We all know Print is a dying medium. A big publisher told me the other day that readership of her portfolio was declining 10% YoY. She wasn’t upset though; total readership across print and digital was up and there was nothing but light at the end of the tunnel. ‘Eyeballs are eyeballs’ she said.
Publishers now encourage agencies to buy their audience across all channels & devices and many agencies are now set up to do this. The simple logic is that if the Guardian or Times audiences are now spread across the traditional paper, website, apps and social presence then brands should follow suit.
On the surface that makes complete sense. If you are bought into the audience of these brands why not reach them on whatever device they happen to be consuming on?
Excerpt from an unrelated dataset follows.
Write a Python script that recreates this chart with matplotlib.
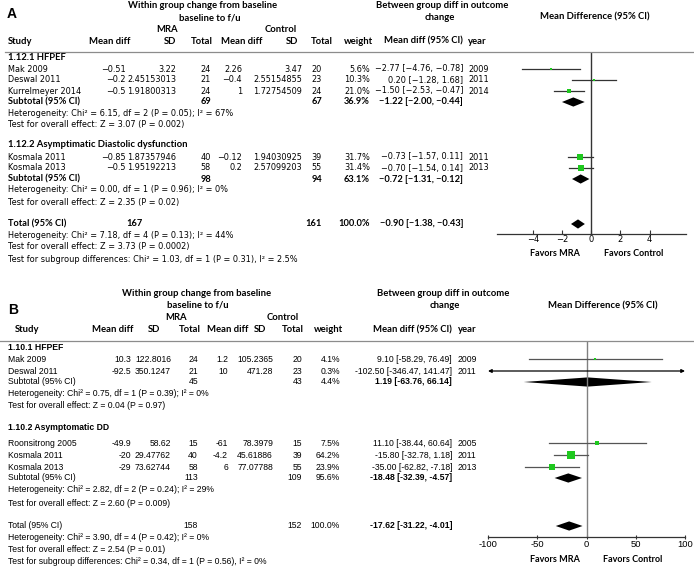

But does it really make sense?
Our classic notion of a media audience is a homogenous group of people loyal to & likely influenced by a particular brand. It was in an advertisers’ interest to target a Guardian or Telegraph reader because on the whole they looked more like the people who bought their products and they could be reached at scale.
These proxy audiences are less important when you add digital to the mix; we can now construct and reach valuable bespoke audiences based on data.
In this mindset the Guardian becomes a source of quality (audience and environment) rather than just offering access to people who are a bit ‘left leaning’.
The evolution of print planning and buying isn’t just buying across websites, apps and social channels belonging to traditional publishers but planning and buying digital audiences based on data throughout quality environments.
Traditional publishers have a big part to play in the future of audience buying but the definition of audience needs to go deeper than just that of the brand.
If clients are desperate to hold onto traditional media audiences and want to buy one brand across all its platforms in the hope that a difference is made then please; at least have an attribution measure in place to prove the value either way.